Forest 500 report laments “painfully slow” progress of brands to tackle deforestation


New analysis of corporate efforts to fight against deforestation accuses Amazon, Nike, McDonald’s and dozens of other firms of falling short

Deforestation for commodity crop cultivation in Brazil. Photo: Greenpeace

Despite a spate of public pledges, calls to action in the wake of last year’s Amazon fires and mounting consumer pressure, the world’s leading food, fashion and finance companies are failing to tackle deforestation in their supply chains, a new Global Canopy report has warned.

Leading retailers Amazon, supermarket chain Spar and luxury fashion group Capri Holdings – owners of Versace and Jimmy Choo – are among the firms without any deforestation commitments in place, while those that do have them are falling short on their policies.

The Forest 500 report, which analyses 350 companies and 150 financial institutions, found that 242 companies and financiers have made no public commitments to end deforestation.

More than two-thirds of the financial institutions assessed, including BlackRock, Aviva and the Bank of New York Mellon, have no deforestation policies.

The report focused on the trade in palm oil, soy, beef, leather, timber and pulp and paper and found that companies in the cattle sector were the slowest to act in 2019. Global Canopy estimated that 79 per cent of companies assessed for beef had yet to make deforestation commitments, rising to 81 per cent for those dealing in leather.

“Forest risk commodities are in almost everything we eat, from beef in ready meals and burgers, palm oil in biscuits, to soy as a hidden ingredient in poultry and dairy products,” report author Sarah Rogerson said. 

“Many people would be shocked to know how many familiar brands in their shopping basket may be contributing to the destruction of the Amazon and other tropical forests.”

Of 210 companies with commitments, 48 per cent do not report on progress for all implementation, including Unilever, McDonald’s, Nike and Vans owner, VF Corp, according to Global Canopy.

“While some companies have shown real leadership on ending deforestation, overall progress has been painfully slow and this highlights that voluntary commitments by the private sector alone cannot be relied upon to drive change,” Rogerson added.

“The devastating scale and impact of tropical deforestation is evident to all and there is no longer any excuse for companies and institutions to plead ignorance.”

The extent of failed voluntary corporate pledges has been laid bare in recent months.

At the Consumer Goods Forum (CGF) in 2010, the world’s biggest consumer names committed to “end deforestation by 2020” and ensure responsible sourcing of commodities used in their products.

But the pledges, agreed by 400 companies, have largely proved hollow.
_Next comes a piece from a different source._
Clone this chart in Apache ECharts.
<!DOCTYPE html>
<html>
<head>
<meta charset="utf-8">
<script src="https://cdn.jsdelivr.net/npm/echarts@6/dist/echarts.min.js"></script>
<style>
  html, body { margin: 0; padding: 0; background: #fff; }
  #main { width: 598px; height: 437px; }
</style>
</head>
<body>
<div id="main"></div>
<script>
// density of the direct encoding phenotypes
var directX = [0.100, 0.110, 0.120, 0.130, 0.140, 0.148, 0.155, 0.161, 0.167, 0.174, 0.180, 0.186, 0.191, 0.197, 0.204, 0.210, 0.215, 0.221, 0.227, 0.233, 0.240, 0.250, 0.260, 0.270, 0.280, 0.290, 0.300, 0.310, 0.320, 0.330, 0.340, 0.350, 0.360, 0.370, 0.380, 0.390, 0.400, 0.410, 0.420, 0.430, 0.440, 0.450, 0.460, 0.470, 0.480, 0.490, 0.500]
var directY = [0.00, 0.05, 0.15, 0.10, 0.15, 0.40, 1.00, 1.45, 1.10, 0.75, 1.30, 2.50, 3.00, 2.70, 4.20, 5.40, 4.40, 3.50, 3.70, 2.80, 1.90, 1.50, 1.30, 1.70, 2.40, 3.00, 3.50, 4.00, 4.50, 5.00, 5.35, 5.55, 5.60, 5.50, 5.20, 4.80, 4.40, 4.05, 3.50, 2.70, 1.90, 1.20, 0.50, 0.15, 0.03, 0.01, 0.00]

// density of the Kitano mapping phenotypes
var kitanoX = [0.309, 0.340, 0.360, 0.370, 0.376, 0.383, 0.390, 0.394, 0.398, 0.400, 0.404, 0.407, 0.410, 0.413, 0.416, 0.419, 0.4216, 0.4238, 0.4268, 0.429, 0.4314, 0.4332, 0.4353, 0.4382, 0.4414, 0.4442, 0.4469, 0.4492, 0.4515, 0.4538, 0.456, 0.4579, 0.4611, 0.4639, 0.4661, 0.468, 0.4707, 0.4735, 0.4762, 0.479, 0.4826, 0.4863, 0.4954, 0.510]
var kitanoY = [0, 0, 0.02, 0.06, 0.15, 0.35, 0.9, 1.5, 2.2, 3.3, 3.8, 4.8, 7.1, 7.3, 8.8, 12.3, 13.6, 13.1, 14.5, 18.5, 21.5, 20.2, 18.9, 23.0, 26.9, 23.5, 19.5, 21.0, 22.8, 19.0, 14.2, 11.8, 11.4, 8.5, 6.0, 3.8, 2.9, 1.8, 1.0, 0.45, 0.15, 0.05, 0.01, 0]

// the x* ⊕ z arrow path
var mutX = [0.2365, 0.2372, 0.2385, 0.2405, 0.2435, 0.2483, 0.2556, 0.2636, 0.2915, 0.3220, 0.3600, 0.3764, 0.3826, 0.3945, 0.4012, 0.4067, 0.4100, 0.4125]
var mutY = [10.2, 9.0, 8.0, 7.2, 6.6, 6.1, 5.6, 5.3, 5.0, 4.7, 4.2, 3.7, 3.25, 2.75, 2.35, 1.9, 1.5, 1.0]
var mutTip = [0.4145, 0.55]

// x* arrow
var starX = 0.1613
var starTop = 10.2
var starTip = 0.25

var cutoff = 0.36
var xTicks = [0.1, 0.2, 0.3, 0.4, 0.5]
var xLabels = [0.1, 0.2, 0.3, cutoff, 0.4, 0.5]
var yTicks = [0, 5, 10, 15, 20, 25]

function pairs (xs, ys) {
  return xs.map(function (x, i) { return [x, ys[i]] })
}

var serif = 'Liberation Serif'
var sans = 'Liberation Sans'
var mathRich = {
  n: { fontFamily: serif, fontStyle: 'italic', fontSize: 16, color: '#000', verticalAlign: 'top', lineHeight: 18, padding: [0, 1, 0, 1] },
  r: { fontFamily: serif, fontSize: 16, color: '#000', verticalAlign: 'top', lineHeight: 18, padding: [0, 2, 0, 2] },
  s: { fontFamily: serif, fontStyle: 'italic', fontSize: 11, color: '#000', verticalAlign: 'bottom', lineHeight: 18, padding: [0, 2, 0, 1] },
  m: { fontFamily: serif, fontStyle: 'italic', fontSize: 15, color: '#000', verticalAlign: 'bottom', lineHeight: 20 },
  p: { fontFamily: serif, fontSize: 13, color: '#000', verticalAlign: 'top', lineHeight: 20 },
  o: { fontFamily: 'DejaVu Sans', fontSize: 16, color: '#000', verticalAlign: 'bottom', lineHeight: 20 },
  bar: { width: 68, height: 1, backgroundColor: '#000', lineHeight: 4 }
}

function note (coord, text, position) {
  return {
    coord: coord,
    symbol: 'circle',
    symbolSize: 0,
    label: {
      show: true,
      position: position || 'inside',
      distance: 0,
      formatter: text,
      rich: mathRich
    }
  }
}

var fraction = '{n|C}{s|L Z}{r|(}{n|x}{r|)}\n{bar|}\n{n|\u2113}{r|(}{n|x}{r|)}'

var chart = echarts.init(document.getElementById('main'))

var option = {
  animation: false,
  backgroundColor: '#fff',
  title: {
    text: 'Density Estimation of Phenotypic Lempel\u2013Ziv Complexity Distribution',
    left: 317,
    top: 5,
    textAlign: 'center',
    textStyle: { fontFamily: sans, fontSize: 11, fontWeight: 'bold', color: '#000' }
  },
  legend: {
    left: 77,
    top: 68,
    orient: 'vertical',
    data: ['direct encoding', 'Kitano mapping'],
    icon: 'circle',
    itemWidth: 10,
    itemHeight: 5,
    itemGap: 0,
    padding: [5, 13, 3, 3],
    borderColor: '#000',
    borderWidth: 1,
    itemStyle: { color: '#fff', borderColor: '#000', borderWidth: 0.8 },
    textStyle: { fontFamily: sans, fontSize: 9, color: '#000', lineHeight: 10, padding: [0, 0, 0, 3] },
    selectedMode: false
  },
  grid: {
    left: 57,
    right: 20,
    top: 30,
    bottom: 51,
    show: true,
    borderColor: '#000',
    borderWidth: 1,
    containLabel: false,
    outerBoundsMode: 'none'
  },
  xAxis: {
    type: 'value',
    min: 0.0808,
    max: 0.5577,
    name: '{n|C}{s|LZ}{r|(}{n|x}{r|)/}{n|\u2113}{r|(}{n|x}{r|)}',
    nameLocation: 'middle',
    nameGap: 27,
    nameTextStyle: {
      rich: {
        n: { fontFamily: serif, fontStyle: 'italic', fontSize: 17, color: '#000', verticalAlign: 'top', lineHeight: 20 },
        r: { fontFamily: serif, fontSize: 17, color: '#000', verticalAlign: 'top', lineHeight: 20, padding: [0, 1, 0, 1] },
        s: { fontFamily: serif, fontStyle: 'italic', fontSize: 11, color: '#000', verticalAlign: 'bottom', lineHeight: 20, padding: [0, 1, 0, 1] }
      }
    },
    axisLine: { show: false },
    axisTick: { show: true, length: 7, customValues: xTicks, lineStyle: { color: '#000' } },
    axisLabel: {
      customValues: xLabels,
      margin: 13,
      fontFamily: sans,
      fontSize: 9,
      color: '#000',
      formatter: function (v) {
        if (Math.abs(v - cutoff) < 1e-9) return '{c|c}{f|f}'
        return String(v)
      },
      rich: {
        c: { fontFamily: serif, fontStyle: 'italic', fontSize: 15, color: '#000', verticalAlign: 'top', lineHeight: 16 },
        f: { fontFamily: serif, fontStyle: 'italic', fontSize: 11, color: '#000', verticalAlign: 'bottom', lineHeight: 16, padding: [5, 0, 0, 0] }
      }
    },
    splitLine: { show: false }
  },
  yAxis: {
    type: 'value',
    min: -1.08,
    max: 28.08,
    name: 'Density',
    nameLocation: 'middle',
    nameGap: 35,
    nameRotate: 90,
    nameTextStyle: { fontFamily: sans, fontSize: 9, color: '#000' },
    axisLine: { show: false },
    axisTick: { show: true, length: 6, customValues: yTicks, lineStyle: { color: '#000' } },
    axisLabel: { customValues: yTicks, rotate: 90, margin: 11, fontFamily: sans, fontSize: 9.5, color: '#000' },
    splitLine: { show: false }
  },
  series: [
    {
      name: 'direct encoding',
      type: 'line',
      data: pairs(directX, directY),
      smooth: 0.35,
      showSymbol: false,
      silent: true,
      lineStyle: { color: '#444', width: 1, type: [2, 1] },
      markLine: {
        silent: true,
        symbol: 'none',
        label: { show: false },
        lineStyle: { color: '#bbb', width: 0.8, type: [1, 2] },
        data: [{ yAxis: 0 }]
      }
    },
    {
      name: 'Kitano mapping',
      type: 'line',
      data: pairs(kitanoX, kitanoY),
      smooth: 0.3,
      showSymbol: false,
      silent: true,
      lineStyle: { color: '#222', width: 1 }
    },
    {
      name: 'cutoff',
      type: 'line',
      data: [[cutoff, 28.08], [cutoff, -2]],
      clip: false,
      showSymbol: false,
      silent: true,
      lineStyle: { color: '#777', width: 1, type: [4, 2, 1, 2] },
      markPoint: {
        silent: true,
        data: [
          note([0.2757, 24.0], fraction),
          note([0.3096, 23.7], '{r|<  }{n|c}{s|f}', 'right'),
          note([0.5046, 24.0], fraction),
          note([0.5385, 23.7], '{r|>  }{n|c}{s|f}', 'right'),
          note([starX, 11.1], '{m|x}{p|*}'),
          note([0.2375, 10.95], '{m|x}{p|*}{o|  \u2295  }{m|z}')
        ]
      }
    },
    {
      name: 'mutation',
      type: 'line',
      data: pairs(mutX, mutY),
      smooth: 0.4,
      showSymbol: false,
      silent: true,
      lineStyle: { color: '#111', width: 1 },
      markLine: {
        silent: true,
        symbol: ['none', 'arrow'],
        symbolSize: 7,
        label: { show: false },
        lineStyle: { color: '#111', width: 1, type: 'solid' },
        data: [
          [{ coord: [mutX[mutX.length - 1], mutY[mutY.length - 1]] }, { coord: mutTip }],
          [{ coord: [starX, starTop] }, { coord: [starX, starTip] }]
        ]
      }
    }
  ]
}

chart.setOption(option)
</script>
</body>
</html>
A Greenpeace report in June last year said that CGF companies’ failures had been a major factor in the loss of 50 million hectares of global forest in the past decade.

The Tropical Forest Alliance, a similar corporate initiative that also includes governments and civil society, said last year that their pledges to halt deforestation in 2020 would also be missed. 

TFA director Julian Adams said in August: “[T]he idea that we would ever eliminate deforestation with voluntary corporate action alone was naive in the extreme.”

A July European Commission (EC) Communication on stepping up EU action on deforestation and forest degradation was met with tentative support by industry groups and civil society.

The Communication commits the EC to assessing the option of introducing legally-binding due diligence regulation as a means to counter the failures of voluntary pledges, although a final decision on the policy to be adopted is due later this year.

Meanwhile the UK announced in February its plans to support developing countries in tackling the illegal timber trade and commodity-driven deforestation at source but has yet to outline any regulation to address imports linked to deforestation.

“Transparency and public disclosure requirements on due diligence policies and their implementation, alongside effective enforcement and accountability, are central to addressing the implementation gap seen in voluntary commitments,” the Forest 500 report added.